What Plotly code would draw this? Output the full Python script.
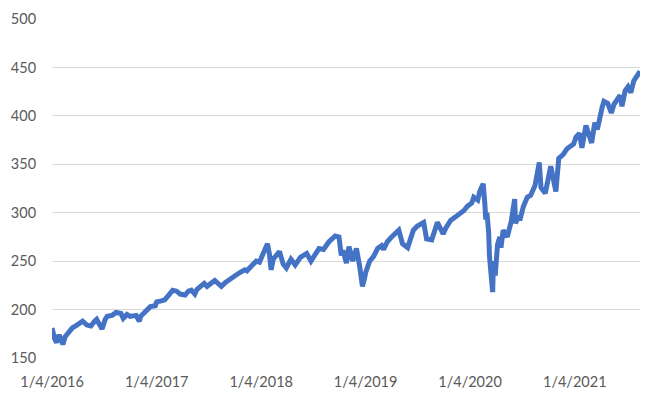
import plotly.graph_objects as go

dates = [
    "2016-01-04","2016-01-08","2016-01-13","2016-01-20","2016-01-29","2016-02-03","2016-02-11","2016-02-19",
    "2016-03-01","2016-03-15","2016-03-31","2016-04-13","2016-04-20","2016-05-05","2016-05-19","2016-06-01",
    "2016-06-08","2016-06-15","2016-06-27","2016-07-08","2016-07-15","2016-08-01","2016-08-15","2016-09-01",
    "2016-09-09","2016-09-22","2016-10-03","2016-10-24","2016-11-04","2016-11-09","2016-11-25","2016-12-13",
    "2016-12-30",
    "2017-01-04","2017-01-20","2017-02-01","2017-02-15","2017-03-01","2017-03-15","2017-03-27","2017-04-13",
    "2017-04-25","2017-05-05","2017-05-17","2017-05-25","2017-06-09","2017-06-19","2017-06-29","2017-07-14",
    "2017-07-26","2017-08-10","2017-08-18","2017-09-01","2017-09-20","2017-10-05","2017-10-20","2017-11-08",
    "2017-11-15","2017-12-01","2017-12-18","2017-12-29",
    "2018-01-12","2018-01-26","2018-02-02","2018-02-08","2018-02-15","2018-02-26","2018-03-09","2018-03-22",
    "2018-04-02","2018-04-18","2018-05-03","2018-05-21","2018-06-12","2018-06-27","2018-07-09","2018-07-25",
    "2018-08-10","2018-08-29","2018-09-20","2018-10-03","2018-10-11","2018-10-17","2018-10-29","2018-11-07",
    "2018-11-20","2018-12-03","2018-12-14","2018-12-24","2018-12-31",
    "2019-01-04","2019-01-18","2019-02-01","2019-02-15","2019-03-01","2019-03-08","2019-03-21","2019-04-05",
    "2019-04-30","2019-05-13","2019-05-31","2019-06-20","2019-07-03","2019-07-26","2019-08-05","2019-08-23",
    "2019-09-12","2019-10-02","2019-10-11","2019-10-28","2019-11-15","2019-11-29","2019-12-13","2019-12-27",
    "2020-01-10","2020-01-17","2020-01-31","2020-02-07","2020-02-19","2020-02-25","2020-02-28","2020-03-03",
    "2020-03-09","2020-03-12","2020-03-16","2020-03-23","2020-03-26","2020-04-01","2020-04-09","2020-04-17",
    "2020-04-21","2020-04-29","2020-05-13","2020-05-27","2020-06-08","2020-06-11","2020-06-22","2020-06-26",
    "2020-07-08","2020-07-22","2020-08-03","2020-08-18","2020-09-02","2020-09-08","2020-09-23","2020-10-12",
    "2020-10-30","2020-11-09","2020-11-24","2020-12-08","2020-12-31",
    "2021-01-08","2021-01-20","2021-01-29","2021-02-12","2021-02-25","2021-03-04","2021-03-15","2021-03-24",
    "2021-04-09","2021-04-16","2021-04-29","2021-05-12","2021-05-21","2021-06-01","2021-06-11","2021-06-18",
    "2021-06-29","2021-07-09","2021-07-19","2021-07-29","2021-08-10","2021-08-20",
]

prices = [
    181,172,170,166,174,170,164,172,
    176,181,184,186,188,184,183,188,
    190,186,180,190,193,194,197,196,
    191,195,193,194,188,193,198,203,
    204,
    208,209,210,215,220,219,216,215,
    219,220,216,221,224,227,224,228,
    230,226,224,228,232,236,238,241,
    240,245,250,249,
    258,268,257,241,252,257,260,247,
    243,252,246,254,258,250,256,263,
    262,270,276,275,256,261,248,265,
    250,263,245,224,232,
    238,250,255,263,266,262,270,275,
    282,268,264,282,286,290,273,272,
    290,278,284,292,296,298,302,307,
    310,316,313,322,330,308,293,300,
    280,255,240,218,250,235,267,275,
    264,282,275,291,314,289,297,292,
    306,316,318,328,352,326,320,348,
    322,356,360,366,371,
    378,382,367,390,380,372,393,386,
    408,415,413,403,412,418,421,410,
    426,430,424,436,442,446,
]

tick_dates = ["2016-01-04","2017-01-04","2018-01-04","2019-01-04","2020-01-04","2021-01-04"]
tick_labels = ["1/4/2016","1/4/2017","1/4/2018","1/4/2019","1/4/2020","1/4/2021"]

fig = go.Figure(go.Scatter(
    x=dates, y=prices, mode="lines",
    line=dict(color="#4472C4", width=5),
    hoverinfo="skip",
))

font = dict(family="Lato, 'Open Sans', sans-serif", size=14.5, color="#595959")

fig.update_layout(
    width=658, height=400,
    margin=dict(l=44, r=26, t=11, b=50, autoexpand=False),
    paper_bgcolor="white", plot_bgcolor="white",
    showlegend=False,
    font=font,
    xaxis=dict(
        type="date", automargin=False,
        range=[dates[0], dates[-1]],
        tickvals=tick_dates, ticktext=tick_labels,
        showgrid=False, zeroline=False, showline=False,
        ticks="outside", ticklen=11, tickcolor="rgba(0,0,0,0)",
        tickfont=font,
    ),
    yaxis=dict(
        automargin=False,
        range=[150, 500], dtick=50, tick0=150,
        showgrid=True, gridcolor="#D9D9D9", gridwidth=1,
        zeroline=False, showline=False,
        ticks="outside", ticklen=12, tickcolor="rgba(0,0,0,0)",
        tickfont=font,
    ),
)

fig.write_html("out.html")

________________________

## Problem details
Exactly reproduce the run of lines from the start of the listing through the line with "import plotly.graph_objects as go", inclusive; pictures are not copied.

## Written solution
What Plotly code would draw this? Output the full Python script.
import plotly.graph_objects as go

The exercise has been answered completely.